On that morning of February 29, 2012, Valmiki was called in to clean a sewer line along with two other men, who were also employed as cleaners on contract by the society. The part of the sewer that they were working in was an older construction, and need to be demolished because a new line of sewers had been recently constructed in the area.

A few hours later, Baby, Valmiki’s wife received the news that her husband had been injured in a fight. When she reached the hospital, she found that this was only what her family told her, because they knew she would not be able to bear the news that he had died on the job. Three men had climbed down the sewer, of whom only one had survived. Baby recalled that the sewer was supposed to be dried up. However, when Valmiki first climbed down the sewer followed by Chhotu, Valmiki collapsed immediately by inhaling the toxic fumes released from the bottom of the sewer.

Chhotu managed to climb out of the sewer in a semi-conscious state. However, on reaching ground level, he passed out as well. The third man in the group, Jogendra had not entered the sewer and on seeing the two men collapse, struggled to bring Valmiki up. However, his fate was the same as Valmiki and Chhotu and the toxic fumes proved fatal to him as well.

Not a single person who had witnessed the men falling unconscious had come forward to help, not even to give them some water. Caste seemed to have been a barrier even for offering water to the dying men. In some time, the news had spread around and a few people belonging to the same caste as the three severely injured men gathered around.

They managed to bring up Valmiki and all three men were taken to the hospital. Valmiki was declared dead by the hospital.

Reneging on promises

The investigation that followed Valmiki’s death resulted in a police complaint, and a First Information Report was lodged against three of the committee members of the Karamyogi residential society, under The Scheduled Castes and the Scheduled Tribes (Prevention of Atrocities) Act and Section 304 (culpable homicide not amounting to murder) of the Indian Penal Code.
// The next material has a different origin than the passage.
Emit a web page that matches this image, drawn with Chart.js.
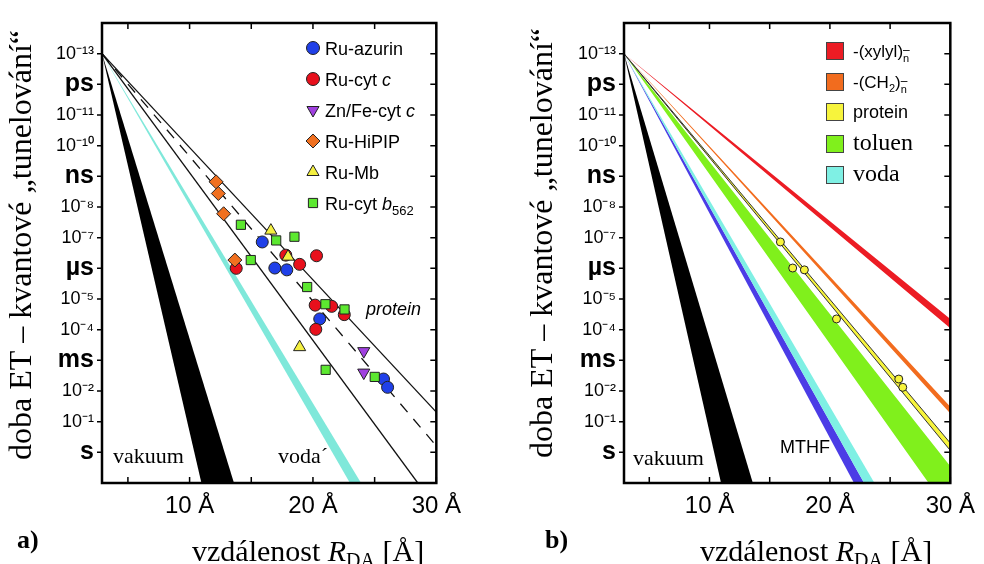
<!DOCTYPE html>
<html>
<head>
<meta charset="utf-8">
<script src="https://cdn.jsdelivr.net/npm/chart.js@4/dist/chart.umd.min.js"></script>
<style>
body { margin: 0; background: #fff; }
#wrap { position: relative; width: 984px; height: 564px; }
#chartA { position: absolute; left: 0; top: 0; }
#chartB { position: absolute; left: 470px; top: 0; }
</style>
</head>
<body>
<div id="wrap">
<canvas id="chartA" width="470" height="564"></canvas>
<canvas id="chartB" width="514" height="564"></canvas>
</div>
<script>
var SANS = '"Liberation Sans", Arial, sans-serif',
    SERIF = '"Liberation Serif", "Times New Roman", serif';

// y = log10(ET time / s)
var yTicks = [-13, -12, -11, -10, -9, -8, -7, -6, -5, -4, -3, -2, -1, 0];
var yLabels = ['10⁻¹³', 'ps', '10⁻¹¹', '10⁻¹⁰', 'ns', '10⁻⁸', '10⁻⁷', 'µs', '10⁻⁵', '10⁻⁴', 'ms', '10⁻²', '10⁻¹', 's'];
var unitLabels = ['ps', 'ns', 'µs', 'ms', 's'];
var xTicks = [5, 10, 15, 20, 25, 30];
var xLabels = ['', '10 Å', '', '20 Å', '', '30 Å'];

// panel a) measured points (R in Å, log10 t)
var azurinR = [15.89, 16.91, 17.88, 20.55, 25.72, 26.05];
var azurinT = [-6.86, -6.01, -5.95, -4.35, -2.39, -2.12];
var cytcR = [13.78, 17.80, 18.92, 20.29, 20.18, 21.52, 22.54, 20.23];
var cytcT = [-6.00, -6.43, -6.13, -6.41, -4.80, -4.76, -4.49, -4.01];
var znfeR = [24.12, 24.12];
var znfeT = [-3.30, -2.60];
var hipipR = [12.15, 12.33, 12.76, 13.67];
var hipipT = [-8.82, -8.44, -7.78, -6.27];
var mbR = [16.59, 17.98, 18.92];
var mbT = [-7.23, -6.38, -3.43];
var b562R = [14.16, 17.02, 18.50, 14.96, 19.53, 21.01, 22.56, 21.03, 25.01];
var b562T = [-7.42, -6.91, -7.03, -6.27, -5.39, -4.83, -4.66, -2.69, -2.46];

// decay lines and bands, vertices [R, log10 t]
var vacuumWedge = [[2.9, -13], [10.96, 1], [13.6, 1]];
var waterWedge = [[2.9, -13], [23.0, 1], [23.9, 1]];
var proteinUpper = [[2.9, -13], [30, -1.31]];
var proteinMean = [[2.9, -13], [30, -0.21]];
var proteinLower = [[2.9, -13], [28.5, 1]];

// panel b)
var mthfBand = [[2.9, -13], [22.0, 1], [22.84, 1]];
var waterBand = [[2.9, -13], [22.84, 1], [23.7, 1]];
var tolueneBand = [[2.9, -13], [30, 0.45], [30, 1], [28.2, 1]];
var proteinBand = [[2.9, -13], [30, -0.30], [30, -0.06], [2.9, -13]];
var ch2Band = [[2.9, -13], [30, -1.49], [30, -1.27]];
var xylylBand = [[2.9, -13], [30, -4.35], [30, -4.05]];

function pts(xs, ys) {
    return xs.map(function (x, i) { return {x: x, y: ys[i]}; });
}
function poly(list) {
    return list.map(function (p) { return {x: p[0], y: p[1]}; });
}
function markers(xs, ys, color, style, r, rot) {
    return {
        data: pts(xs, ys), showLine: false,
        pointStyle: style, pointRadius: r, pointRotation: rot || 0,
        backgroundColor: color, borderColor: '#222', borderWidth: 1
    };
}
function line(list, color, width, dash) {
    return {
        data: poly(list), showLine: true, fill: false, pointRadius: 0,
        borderColor: color, borderWidth: width, borderDash: dash || []
    };
}
function band(list, color, edge, edgeWidth) {
    return {
        data: poly(list), showLine: true, fill: 'shape', pointRadius: 0,
        backgroundColor: color, borderColor: edge || color, borderWidth: edgeWidth || 0
    };
}

function yFont(c) {
    var v = c && c.tick ? c.tick.value : null;
    var lab = yLabels[yTicks.indexOf(v)];
    return unitLabels.indexOf(lab) >= 0 ? {family: SANS, size: 25, weight: 'bold'} : {family: SANS, size: 18};
}

function scales(yWidth) {
    return {
        x: {
            type: 'linear', min: 2.9, max: 30,
            grid: {display: false, drawTicks: false}, border: {display: false},
            afterBuildTicks: function (s) { s.ticks = xTicks.map(function (v) { return {value: v}; }); },
            afterFit: function (s) { s.height = 81; },
            ticks: {
                padding: 9, color: '#000', autoSkip: false, maxRotation: 0,
                font: {family: SANS, size: 24},
                callback: function (v) { return xLabels[xTicks.indexOf(v)]; }
            }
        },
        y: {
            type: 'linear', min: -14, max: 1, reverse: true,
            grid: {display: false, drawTicks: false}, border: {display: false},
            afterBuildTicks: function (s) { s.ticks = yTicks.map(function (v) { return {value: v}; }); },
            afterFit: function (s) { s.width = yWidth; },
            ticks: {
                padding: 8, color: '#000', autoSkip: false,
                font: yFont,
                callback: function (v) { return yLabels[yTicks.indexOf(v)]; }
            }
        }
    };
}

function rich(c, x, y, parts) {
    parts.forEach(function (p) {
        c.font = p[1];
        c.fillText(p[0], x, y + (p[2] || 0));
        if (!p[3]) x += c.measureText(p[0]).width;
    });
}

function titles(c, tx, ty, bx, by) {
    c.save();
    c.translate(tx, ty);
    c.rotate(-Math.PI / 2);
    c.textAlign = 'center';
    c.textBaseline = 'middle';
    c.font = '32px ' + SERIF;
    c.fillText('doba ET – kvantové „tunelování“', 0, 0);
    c.restore();
    c.textAlign = 'left';
    c.textBaseline = 'alphabetic';
    rich(c, bx, by, [['vzdálenost ', '30px ' + SERIF], ['R', 'italic 30px ' + SERIF],
        ['DA', '20px ' + SERIF, 6], [' [Å]', '30px ' + SERIF]]);
}

function framePlugin(draw) {
    return {
        id: 'frame',
        beforeDraw: function (chart) {
            var c = chart.ctx;
            c.save();
            c.fillStyle = '#fff';
            c.fillRect(0, 0, chart.width, chart.height);
            c.restore();
        },
        afterDraw: function (chart) {
            var c = chart.ctx, a = chart.chartArea, xs = chart.scales.x, ys = chart.scales.y;
            c.save();
            c.strokeStyle = '#000';
            c.lineWidth = 1.5;
            c.beginPath();
            xTicks.forEach(function (v) {
                var px = xs.getPixelForValue(v);
                c.moveTo(px, a.top); c.lineTo(px, a.top + 6);
                c.moveTo(px, a.bottom); c.lineTo(px, a.bottom - 6);
            });
            yTicks.forEach(function (v) {
                var py = ys.getPixelForValue(v);
                c.moveTo(a.left - 5, py); c.lineTo(a.left, py);
                c.moveTo(a.right, py); c.lineTo(a.right - 6, py);
            });
            c.stroke();
            c.lineWidth = 2.5;
            c.strokeRect(a.left, a.top, a.right - a.left, a.bottom - a.top);
            c.fillStyle = '#000';
            draw(c, chart);
            c.restore();
        }
    };
}

var colA = {azurin: '#2040e8', cytc: '#e8101c', znfe: '#a040e0', hipip: '#f07020', mb: '#f4f040', b562: '#5ce830'};
var colB = {xylyl: '#ec1c24', ch2: '#f26c1e', protein: '#f7f43c', toluene: '#80f01c', water: '#7ff0e4', mthf: '#4b3ce6'};

var legendA = [
    {style: 'circle', r: 6.5, color: colA.azurin, parts: [['Ru-azurin', '18px ' + SANS]]},
    {style: 'circle', r: 6.5, color: colA.cytc, parts: [['Ru-cyt ', '18px ' + SANS], ['c', 'italic 18px ' + SANS]]},
    {style: 'triangle', r: 7, rot: 180, color: colA.znfe, parts: [['Zn/Fe-cyt ', '18px ' + SANS], ['c', 'italic 18px ' + SANS]]},
    {style: 'rectRot', r: 7, color: colA.hipip, parts: [['Ru-HiPIP', '18px ' + SANS]]},
    {style: 'triangle', r: 7, color: colA.mb, parts: [['Ru-Mb', '18px ' + SANS]]},
    {style: 'rect', r: 6.5, color: colA.b562, parts: [['Ru-cyt ', '18px ' + SANS], ['b', 'italic 18px ' + SANS], ['562', '13px ' + SANS, 5]]}
];
var legendRowsA = [48, 79, 110, 141, 172, 203];

var legendB = [
    {color: colB.xylyl, parts: [['-(xylyl)', '17px ' + SANS], ['–', '12px ' + SANS, -3, true], ['n', '11px ' + SANS, 5]]},
    {color: colB.ch2, parts: [['-(CH', '17px ' + SANS], ['2', '11px ' + SANS, 4], [')', '17px ' + SANS], ['–', '12px ' + SANS, -3, true], ['n', '11px ' + SANS, 5]]},
    {color: colB.protein, parts: [['protein', '18px ' + SANS]]},
    {color: colB.toluene, parts: [['toluen', '24px ' + SERIF]]},
    {color: colB.water, parts: [['voda', '24px ' + SERIF]]}
];
var legendRowsB = [51, 82, 112, 144, 175];

function drawA(c) {
    c.font = '22px ' + SERIF;
    c.fillText('vakuum', 113, 463);
    c.fillText('voda´', 278, 463);
    c.font = 'italic 18px ' + SANS;
    c.fillText('protein', 366, 315);
    c.font = 'bold 26px ' + SERIF;
    c.fillText('a)', 17, 548);
    titles(c, 23, 245, 192, 561);
    legendA.forEach(function (it, i) {
        var y = legendRowsA[i];
        c.fillStyle = it.color;
        c.strokeStyle = '#222';
        c.lineWidth = 1;
        Chart.helpers.drawPoint(c, {pointStyle: it.style, radius: it.r, rotation: it.rot || 0, borderWidth: 1}, 313, y);
        c.fillStyle = '#000';
        rich(c, 325, y + 6.5, it.parts);
    });
}

function drawB(c) {
    c.font = '22px ' + SERIF;
    c.fillText('vakuum', 163, 465);
    c.font = '18px ' + SANS;
    c.fillText('MTHF', 310, 453);
    c.font = 'bold 26px ' + SERIF;
    c.fillText('b)', 75, 548);
    titles(c, 74, 243, 230, 561);
    legendB.forEach(function (it, i) {
        var y = legendRowsB[i];
        c.fillStyle = it.color;
        c.fillRect(356, y - 9, 18, 18);
        c.strokeStyle = '#444';
        c.lineWidth = 1;
        c.strokeRect(356.5, y - 8.5, 17, 17);
        c.fillStyle = '#000';
        rich(c, 383, y + 6, it.parts);
    });
}

var common = {
    responsive: false, animation: false, events: [],
    plugins: {legend: {display: false}, tooltip: {enabled: false}}
};

new Chart(document.getElementById('chartA'), {
    type: 'scatter',
    data: {
        datasets: [
            markers(b562R, b562T, colA.b562, 'rect', 6.5),
            markers(mbR, mbT, colA.mb, 'triangle', 7),
            markers(hipipR, hipipT, colA.hipip, 'rectRot', 7),
            markers(znfeR, znfeT, colA.znfe, 'triangle', 7, 180),
            markers(cytcR, cytcT, colA.cytc, 'circle', 6),
            markers(azurinR, azurinT, colA.azurin, 'circle', 6),
            line(proteinMean, '#111', 1.3, [11, 9]),
            line(proteinUpper, '#111', 1.3),
            line(proteinLower, '#111', 1.3),
            band(waterWedge, '#7fe8da'),
            band(vacuumWedge, '#000')
        ]
    },
    options: Object.assign({}, common, {
        layout: {padding: {top: 16, right: 31, left: 0, bottom: 0}},
        scales: scales(102)
    }),
    plugins: [framePlugin(drawA)]
});

new Chart(document.getElementById('chartB'), {
    type: 'scatter',
    data: {
        datasets: [
            markers(azurinR, azurinT, colB.protein, 'circle', 4),
            band(proteinBand, colB.protein, '#333', 1),
            band(xylylBand, colB.xylyl),
            band(ch2Band, colB.ch2),
            band(tolueneBand, colB.toluene),
            band(waterBand, colB.water),
            band(mthfBand, colB.mthf),
            band(vacuumWedge, '#000')
        ]
    },
    options: Object.assign({}, common, {
        layout: {padding: {top: 20, right: 26, left: 0, bottom: 0}},
        scales: scales(154)
    }),
    plugins: [framePlugin(drawB)]
});
</script>
</body>
</html>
But nothing seems to have come of the case. The residents of the upmarket housing colony were wealthy and influential, reportedly including some senior officials. The committee members of the residential society did not find it fit to make even a single visit to the family’s house after Valmiki died. They had promised to pay his wages every month to help with the children’s education. But after paying two months’ salary, no money came their way.

It was only when the court ordered the employers to pay up Rs 3 lakh to the family that the employers made three fixed deposits of Rs 1 lakh each in the bank in the names of the three children, which they would be able to encash when they turned 18.

Illustration: Krisha Balakrishnan

After Valmiki’s death, Baby couldn’t make ends meet, and taking care of three children proved difficult as a single mother. They had three children, a baby daughter of one year, and two sons, aged four and nine. Her mother came to her aid and moved in with Baby and the children. Baby barely went to school and had never worked outside her home in her life. Baby begged the members of the housing society for a job in place of her husband, but they refused.

Circumstances pushed her to take up work as a domestic worker, cleaning toilets in a private residential society. Her house was in shambles when Valmiki passed away. It was Baby’s mother who took it on herself to renovate the house. The family, which was now joined by Baby’s mother, did not have enough money to pay for the children’s education.

When we looked through the papers that Baby showed us, we found that her husband had taken a life insurance policy for Rs 1 lakh. Baby recalled that officials from the insurance company had visited her, and asked her for many documents. She did not hear from them again. But the documents claimed that she had received her insurance payment of Rs 1 lakh. Baby and her mother could not follow-up on the case in court; it was proving to be testing and tiring, and they did not have a fight left in them. Their only goal is of survival, and their only hope is of building a future for the children.